Retype only what runs from the first line of the listing to the line holding "type P = [number, number];", both included. Do not retype the pictures.

Start SOURCE EXCERPT

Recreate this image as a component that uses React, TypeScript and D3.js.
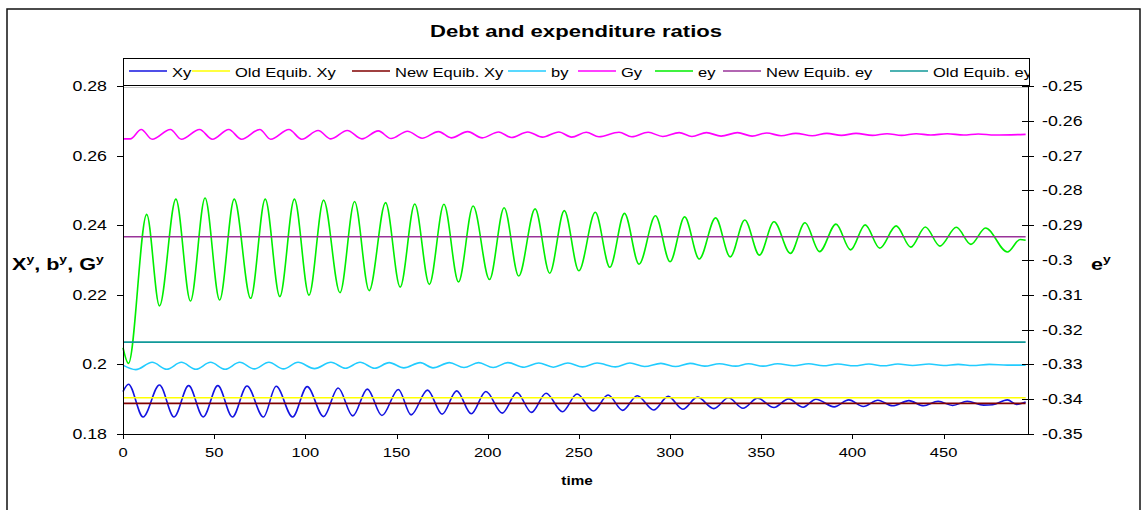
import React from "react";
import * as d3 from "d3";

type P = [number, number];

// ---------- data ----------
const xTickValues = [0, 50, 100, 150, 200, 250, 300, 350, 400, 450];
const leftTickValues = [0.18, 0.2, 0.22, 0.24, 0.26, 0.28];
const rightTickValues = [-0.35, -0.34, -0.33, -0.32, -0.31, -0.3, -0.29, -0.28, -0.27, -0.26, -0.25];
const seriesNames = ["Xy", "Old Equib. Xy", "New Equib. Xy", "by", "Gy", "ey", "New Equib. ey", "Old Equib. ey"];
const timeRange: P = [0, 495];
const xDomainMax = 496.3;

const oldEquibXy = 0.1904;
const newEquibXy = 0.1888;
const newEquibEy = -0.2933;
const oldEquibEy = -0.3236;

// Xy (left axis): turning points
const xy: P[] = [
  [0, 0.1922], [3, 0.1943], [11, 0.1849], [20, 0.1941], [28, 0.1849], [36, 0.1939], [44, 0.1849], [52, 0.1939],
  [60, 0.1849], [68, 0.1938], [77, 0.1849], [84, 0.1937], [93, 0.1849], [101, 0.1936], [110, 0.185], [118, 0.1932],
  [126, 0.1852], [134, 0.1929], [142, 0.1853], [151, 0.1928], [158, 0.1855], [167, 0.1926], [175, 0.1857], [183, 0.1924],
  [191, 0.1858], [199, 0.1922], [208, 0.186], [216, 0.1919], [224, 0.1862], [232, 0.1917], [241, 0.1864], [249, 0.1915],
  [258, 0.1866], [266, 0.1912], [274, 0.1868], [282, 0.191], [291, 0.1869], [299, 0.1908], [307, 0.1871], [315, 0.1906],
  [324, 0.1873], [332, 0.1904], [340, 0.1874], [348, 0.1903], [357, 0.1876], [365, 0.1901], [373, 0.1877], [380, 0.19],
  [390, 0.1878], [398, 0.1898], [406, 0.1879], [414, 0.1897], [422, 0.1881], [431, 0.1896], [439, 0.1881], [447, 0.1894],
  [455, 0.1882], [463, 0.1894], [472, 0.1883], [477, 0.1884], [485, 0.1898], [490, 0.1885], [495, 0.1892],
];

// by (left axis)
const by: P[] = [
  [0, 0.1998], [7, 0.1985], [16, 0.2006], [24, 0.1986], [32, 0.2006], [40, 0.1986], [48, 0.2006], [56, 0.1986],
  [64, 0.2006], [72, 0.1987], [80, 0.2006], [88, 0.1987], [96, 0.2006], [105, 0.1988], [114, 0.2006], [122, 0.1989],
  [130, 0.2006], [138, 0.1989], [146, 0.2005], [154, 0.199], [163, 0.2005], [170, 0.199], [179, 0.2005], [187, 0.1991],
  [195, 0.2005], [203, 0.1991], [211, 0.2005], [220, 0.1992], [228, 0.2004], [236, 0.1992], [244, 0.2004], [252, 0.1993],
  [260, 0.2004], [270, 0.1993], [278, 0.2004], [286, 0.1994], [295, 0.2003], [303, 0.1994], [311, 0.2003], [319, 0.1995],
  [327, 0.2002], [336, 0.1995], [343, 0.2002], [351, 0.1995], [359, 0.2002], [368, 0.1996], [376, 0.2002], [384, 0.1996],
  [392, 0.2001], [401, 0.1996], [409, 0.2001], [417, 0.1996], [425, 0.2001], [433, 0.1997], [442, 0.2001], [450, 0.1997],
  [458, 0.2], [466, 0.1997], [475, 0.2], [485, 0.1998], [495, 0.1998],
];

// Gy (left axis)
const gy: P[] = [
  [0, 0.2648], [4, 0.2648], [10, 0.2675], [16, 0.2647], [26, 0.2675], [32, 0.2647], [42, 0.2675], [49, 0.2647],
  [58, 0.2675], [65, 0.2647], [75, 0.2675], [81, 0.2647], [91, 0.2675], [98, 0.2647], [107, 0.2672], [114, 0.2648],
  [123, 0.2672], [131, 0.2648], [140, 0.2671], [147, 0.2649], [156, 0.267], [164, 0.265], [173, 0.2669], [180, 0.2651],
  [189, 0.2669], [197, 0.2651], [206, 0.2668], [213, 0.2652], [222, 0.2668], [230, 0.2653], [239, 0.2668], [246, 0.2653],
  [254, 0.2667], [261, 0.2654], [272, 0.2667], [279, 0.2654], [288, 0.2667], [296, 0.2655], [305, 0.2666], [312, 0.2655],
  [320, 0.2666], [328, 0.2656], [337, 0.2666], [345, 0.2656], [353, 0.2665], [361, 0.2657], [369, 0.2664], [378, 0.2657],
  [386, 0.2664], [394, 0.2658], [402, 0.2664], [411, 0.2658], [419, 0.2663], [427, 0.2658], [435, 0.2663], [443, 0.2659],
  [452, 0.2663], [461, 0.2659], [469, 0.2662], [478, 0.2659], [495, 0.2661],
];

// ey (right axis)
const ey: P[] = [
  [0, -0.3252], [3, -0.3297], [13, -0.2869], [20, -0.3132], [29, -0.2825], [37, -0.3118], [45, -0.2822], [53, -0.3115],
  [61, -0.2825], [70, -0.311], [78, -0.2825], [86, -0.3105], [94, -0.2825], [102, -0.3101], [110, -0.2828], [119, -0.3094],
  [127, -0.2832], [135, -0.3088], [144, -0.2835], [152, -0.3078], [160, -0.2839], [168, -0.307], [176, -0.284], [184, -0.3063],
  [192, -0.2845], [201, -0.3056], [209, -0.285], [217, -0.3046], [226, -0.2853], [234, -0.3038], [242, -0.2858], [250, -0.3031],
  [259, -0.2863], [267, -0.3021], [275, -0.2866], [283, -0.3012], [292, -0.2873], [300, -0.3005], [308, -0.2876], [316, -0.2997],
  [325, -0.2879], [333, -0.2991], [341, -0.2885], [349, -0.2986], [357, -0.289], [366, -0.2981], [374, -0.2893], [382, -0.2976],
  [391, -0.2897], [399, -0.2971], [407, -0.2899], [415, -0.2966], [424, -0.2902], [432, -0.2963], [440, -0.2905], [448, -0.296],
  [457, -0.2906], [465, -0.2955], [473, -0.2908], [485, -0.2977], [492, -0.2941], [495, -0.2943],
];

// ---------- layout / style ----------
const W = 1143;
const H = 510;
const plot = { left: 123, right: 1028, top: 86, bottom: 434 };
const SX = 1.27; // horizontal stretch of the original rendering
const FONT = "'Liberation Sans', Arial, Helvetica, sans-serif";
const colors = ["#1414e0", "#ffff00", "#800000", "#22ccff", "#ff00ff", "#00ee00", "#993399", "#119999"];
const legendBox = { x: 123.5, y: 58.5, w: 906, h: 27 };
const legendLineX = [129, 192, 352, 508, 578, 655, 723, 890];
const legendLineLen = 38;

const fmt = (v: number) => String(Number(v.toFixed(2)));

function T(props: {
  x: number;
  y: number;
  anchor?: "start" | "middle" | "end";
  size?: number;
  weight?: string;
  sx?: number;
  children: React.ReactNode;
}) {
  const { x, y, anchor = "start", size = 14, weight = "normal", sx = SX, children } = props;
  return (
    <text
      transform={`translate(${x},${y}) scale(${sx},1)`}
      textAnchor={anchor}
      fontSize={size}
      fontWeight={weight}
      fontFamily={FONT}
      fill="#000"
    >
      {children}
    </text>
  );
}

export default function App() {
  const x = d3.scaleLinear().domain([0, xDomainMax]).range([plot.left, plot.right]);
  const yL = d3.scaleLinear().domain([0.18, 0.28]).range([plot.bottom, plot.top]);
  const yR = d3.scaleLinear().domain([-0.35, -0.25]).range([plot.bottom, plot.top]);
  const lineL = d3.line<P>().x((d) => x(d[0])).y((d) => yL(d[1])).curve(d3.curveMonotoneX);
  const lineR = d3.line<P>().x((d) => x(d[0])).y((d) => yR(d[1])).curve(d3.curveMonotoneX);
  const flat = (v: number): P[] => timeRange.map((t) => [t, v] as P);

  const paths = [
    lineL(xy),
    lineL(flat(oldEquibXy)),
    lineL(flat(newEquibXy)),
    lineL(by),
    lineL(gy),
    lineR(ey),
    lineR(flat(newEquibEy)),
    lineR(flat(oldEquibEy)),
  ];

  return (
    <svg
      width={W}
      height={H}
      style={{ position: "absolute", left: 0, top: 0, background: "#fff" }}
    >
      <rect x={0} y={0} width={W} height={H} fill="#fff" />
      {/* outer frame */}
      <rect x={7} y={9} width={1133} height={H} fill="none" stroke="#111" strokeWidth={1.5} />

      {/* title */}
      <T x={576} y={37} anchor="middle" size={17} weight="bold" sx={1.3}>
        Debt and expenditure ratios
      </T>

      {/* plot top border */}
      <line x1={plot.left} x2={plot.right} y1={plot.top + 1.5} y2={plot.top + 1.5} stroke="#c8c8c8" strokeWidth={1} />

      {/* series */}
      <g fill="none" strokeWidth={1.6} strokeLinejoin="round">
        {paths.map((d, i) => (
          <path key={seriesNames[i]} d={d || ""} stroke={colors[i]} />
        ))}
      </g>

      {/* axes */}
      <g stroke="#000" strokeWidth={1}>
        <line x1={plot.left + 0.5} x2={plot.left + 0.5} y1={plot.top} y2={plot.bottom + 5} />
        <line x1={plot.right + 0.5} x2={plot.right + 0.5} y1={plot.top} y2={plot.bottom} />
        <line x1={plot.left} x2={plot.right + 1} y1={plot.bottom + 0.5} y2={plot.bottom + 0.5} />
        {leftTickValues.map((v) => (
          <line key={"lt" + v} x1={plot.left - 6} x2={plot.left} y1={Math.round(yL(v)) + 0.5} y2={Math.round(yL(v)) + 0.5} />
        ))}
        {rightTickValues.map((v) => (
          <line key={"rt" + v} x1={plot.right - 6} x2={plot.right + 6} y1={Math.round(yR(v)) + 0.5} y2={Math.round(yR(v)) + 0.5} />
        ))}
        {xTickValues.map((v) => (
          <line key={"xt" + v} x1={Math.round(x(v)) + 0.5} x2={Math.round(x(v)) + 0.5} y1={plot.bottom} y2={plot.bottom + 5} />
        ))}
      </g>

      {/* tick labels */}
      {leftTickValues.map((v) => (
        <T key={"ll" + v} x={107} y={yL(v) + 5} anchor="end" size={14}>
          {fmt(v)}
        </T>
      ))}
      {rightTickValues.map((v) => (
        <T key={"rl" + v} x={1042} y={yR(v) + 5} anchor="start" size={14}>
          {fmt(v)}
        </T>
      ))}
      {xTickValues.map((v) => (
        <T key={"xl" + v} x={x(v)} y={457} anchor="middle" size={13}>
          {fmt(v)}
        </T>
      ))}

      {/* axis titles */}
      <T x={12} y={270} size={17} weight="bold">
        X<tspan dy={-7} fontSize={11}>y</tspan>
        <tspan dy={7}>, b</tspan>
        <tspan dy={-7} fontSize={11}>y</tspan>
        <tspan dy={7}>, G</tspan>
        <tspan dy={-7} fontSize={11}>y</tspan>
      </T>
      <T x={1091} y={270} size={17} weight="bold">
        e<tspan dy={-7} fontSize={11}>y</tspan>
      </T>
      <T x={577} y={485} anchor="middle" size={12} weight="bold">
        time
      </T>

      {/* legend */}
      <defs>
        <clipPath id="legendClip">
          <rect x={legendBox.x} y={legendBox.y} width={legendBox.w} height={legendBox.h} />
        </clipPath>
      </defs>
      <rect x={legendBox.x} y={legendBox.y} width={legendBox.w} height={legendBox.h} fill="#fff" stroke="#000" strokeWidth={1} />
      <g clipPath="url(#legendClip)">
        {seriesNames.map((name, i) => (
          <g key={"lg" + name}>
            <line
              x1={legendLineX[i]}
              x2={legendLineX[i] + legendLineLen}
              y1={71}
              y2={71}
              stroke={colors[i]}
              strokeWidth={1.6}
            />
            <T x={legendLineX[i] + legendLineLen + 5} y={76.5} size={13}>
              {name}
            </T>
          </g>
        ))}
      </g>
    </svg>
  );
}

End SOURCE EXCERPT

- **EXERCISE RESPONSE**
Recreate this image as a component that uses React, TypeScript and D3.js.
import React from "react";
import * as d3 from "d3";

type P = [number, number];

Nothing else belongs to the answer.